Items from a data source
* * * * *
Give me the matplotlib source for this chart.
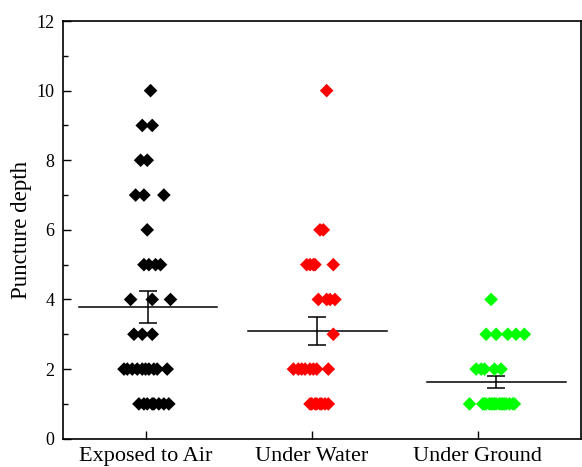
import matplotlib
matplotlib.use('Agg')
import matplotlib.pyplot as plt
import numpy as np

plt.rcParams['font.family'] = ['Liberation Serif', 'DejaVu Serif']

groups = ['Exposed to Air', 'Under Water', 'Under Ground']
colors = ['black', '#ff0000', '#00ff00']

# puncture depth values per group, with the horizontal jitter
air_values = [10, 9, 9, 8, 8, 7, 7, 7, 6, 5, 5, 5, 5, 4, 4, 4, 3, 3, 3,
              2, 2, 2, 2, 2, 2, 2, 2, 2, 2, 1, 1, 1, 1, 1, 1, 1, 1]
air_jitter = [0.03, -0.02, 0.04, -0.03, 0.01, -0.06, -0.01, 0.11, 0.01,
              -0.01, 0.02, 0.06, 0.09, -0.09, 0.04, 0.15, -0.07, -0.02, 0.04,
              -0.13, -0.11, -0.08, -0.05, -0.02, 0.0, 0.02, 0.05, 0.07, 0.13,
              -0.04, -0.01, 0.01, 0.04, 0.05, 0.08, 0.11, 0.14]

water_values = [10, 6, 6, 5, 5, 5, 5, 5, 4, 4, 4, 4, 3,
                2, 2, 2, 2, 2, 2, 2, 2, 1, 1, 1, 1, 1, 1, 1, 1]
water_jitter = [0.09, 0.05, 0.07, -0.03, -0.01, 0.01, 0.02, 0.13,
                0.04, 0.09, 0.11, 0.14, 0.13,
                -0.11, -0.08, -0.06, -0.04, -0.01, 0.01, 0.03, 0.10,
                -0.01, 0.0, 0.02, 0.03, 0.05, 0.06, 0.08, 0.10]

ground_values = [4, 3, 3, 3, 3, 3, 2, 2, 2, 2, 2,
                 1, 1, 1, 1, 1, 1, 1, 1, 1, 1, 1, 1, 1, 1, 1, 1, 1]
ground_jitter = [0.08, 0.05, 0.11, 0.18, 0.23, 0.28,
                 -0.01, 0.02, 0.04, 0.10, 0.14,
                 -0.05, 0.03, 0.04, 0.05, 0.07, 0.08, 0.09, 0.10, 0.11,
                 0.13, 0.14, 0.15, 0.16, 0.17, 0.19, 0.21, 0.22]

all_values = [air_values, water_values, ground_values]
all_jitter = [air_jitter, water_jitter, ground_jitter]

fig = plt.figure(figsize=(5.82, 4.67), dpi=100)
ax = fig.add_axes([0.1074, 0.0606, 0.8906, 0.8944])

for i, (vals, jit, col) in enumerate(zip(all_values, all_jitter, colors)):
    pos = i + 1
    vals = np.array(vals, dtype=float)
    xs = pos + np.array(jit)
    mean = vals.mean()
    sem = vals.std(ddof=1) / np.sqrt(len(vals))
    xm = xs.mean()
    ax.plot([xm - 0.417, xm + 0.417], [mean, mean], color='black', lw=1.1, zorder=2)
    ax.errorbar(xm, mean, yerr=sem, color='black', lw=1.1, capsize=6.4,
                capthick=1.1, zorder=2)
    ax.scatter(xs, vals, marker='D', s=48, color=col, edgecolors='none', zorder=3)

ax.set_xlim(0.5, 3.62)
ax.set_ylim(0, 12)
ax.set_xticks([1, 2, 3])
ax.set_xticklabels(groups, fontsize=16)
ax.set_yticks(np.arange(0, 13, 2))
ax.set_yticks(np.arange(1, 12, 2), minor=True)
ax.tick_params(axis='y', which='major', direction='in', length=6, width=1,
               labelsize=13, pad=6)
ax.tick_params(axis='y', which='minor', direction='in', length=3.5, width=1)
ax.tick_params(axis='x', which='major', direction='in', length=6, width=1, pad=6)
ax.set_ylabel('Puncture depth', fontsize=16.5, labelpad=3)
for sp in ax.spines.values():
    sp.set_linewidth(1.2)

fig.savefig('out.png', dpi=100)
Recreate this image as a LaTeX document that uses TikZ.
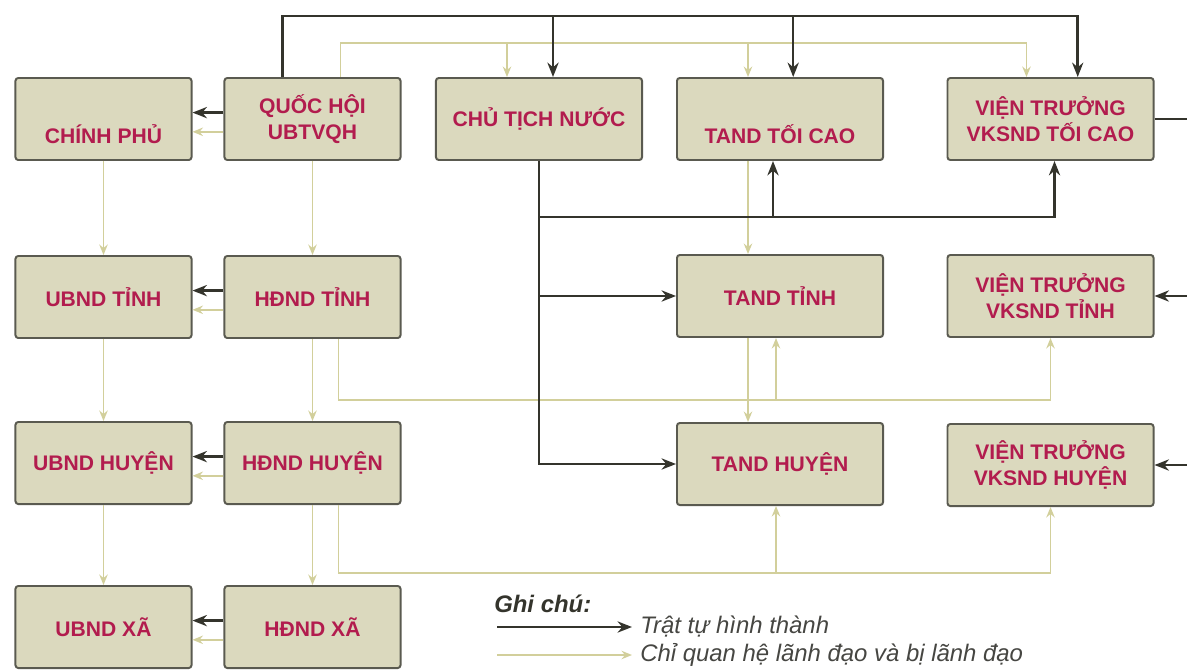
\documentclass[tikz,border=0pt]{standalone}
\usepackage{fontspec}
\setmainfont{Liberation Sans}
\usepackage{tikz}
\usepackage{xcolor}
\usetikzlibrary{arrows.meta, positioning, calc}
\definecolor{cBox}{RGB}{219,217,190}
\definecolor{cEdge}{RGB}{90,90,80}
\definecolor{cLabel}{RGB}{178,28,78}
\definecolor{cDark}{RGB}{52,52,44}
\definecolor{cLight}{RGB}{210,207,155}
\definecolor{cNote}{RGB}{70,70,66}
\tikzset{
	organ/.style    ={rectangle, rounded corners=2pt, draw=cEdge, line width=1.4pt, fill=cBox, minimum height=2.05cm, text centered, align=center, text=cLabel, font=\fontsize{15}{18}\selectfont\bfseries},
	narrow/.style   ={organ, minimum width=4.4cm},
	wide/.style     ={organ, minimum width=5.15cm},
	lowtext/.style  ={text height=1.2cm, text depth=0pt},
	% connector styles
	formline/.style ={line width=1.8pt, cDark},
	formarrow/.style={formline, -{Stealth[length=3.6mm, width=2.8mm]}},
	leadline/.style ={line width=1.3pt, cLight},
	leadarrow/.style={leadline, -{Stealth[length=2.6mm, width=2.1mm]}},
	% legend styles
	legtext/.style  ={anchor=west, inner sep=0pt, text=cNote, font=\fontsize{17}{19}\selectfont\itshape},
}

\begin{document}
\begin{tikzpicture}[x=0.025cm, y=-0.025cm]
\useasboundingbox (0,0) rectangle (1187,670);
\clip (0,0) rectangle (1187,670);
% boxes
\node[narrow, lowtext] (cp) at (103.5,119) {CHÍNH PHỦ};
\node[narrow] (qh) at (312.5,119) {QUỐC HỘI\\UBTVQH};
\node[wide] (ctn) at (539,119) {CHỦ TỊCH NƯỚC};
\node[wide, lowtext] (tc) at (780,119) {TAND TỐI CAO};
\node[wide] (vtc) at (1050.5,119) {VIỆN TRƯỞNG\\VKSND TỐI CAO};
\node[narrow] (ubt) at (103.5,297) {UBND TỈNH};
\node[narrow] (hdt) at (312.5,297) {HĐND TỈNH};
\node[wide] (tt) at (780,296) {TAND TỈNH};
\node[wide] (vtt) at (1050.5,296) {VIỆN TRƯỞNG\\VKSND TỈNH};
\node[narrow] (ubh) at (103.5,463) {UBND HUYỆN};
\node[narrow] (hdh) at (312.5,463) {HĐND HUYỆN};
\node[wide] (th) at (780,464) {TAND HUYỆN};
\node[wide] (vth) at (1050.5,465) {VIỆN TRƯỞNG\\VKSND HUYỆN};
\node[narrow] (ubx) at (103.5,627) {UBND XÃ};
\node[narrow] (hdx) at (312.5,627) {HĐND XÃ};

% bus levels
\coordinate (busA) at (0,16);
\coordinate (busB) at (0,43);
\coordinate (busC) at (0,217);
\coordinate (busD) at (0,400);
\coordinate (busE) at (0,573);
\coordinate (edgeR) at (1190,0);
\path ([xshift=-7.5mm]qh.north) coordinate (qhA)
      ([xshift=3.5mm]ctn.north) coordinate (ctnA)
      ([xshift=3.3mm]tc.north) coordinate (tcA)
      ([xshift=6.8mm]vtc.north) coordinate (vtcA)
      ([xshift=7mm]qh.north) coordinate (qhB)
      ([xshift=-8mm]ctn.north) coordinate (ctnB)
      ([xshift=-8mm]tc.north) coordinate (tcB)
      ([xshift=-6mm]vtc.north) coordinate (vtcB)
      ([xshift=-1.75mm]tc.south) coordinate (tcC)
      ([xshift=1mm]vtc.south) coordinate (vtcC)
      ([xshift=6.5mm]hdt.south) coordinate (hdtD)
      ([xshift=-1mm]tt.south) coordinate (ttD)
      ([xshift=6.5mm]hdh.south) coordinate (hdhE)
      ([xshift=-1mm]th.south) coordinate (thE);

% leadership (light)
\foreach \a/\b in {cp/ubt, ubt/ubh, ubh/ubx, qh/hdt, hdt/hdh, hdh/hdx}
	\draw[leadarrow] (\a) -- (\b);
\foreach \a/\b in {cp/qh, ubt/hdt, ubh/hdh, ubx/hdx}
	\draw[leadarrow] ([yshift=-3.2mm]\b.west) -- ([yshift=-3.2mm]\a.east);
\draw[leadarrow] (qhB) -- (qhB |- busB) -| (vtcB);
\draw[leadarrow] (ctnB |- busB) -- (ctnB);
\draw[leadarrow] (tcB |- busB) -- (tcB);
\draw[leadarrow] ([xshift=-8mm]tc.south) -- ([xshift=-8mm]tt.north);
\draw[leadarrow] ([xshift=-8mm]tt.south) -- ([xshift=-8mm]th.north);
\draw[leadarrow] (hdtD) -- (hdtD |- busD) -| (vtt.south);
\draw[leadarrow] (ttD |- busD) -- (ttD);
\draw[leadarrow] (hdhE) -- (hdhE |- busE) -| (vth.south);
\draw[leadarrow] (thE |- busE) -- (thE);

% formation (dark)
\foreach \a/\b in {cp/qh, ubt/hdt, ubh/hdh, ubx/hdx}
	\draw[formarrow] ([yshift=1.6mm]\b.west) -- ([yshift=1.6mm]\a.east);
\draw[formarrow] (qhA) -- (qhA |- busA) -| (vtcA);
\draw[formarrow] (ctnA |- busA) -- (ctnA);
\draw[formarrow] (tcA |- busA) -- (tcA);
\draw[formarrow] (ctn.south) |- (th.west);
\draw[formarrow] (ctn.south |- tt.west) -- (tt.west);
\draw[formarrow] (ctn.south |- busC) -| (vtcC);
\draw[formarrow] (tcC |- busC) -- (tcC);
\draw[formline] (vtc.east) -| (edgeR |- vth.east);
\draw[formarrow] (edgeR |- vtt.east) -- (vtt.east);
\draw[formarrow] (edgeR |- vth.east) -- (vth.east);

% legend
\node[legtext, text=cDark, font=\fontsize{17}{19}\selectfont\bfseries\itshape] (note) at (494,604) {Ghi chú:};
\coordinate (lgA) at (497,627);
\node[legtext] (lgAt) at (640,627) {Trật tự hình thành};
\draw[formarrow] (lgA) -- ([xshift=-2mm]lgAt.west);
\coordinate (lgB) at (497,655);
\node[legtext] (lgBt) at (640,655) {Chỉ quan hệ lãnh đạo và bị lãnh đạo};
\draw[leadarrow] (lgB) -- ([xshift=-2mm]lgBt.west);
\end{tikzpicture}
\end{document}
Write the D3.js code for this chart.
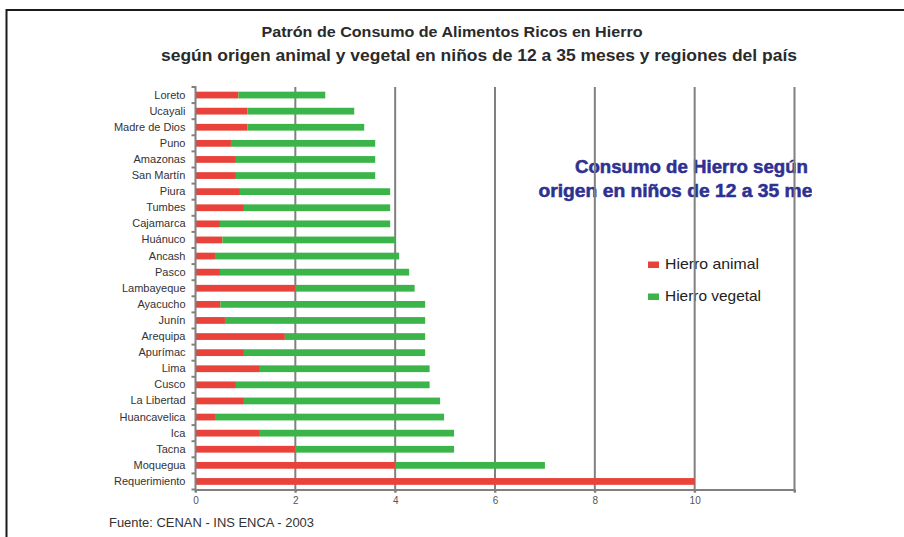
* * * * *
AIM: Both the first line of the records above and the line containing "colors = ['black', '#ff0000', '#00ff00']" belong in the copy; please return them and every line between, exactly, minus the pictures.

RESULT FOR THIS EXERCISE:
Give me the matplotlib source for this chart.
import matplotlib
matplotlib.use('Agg')
import matplotlib.pyplot as plt
import numpy as np

plt.rcParams['font.family'] = ['Liberation Serif', 'DejaVu Serif']

groups = ['Exposed to Air', 'Under Water', 'Under Ground']
colors = ['black', '#ff0000', '#00ff00']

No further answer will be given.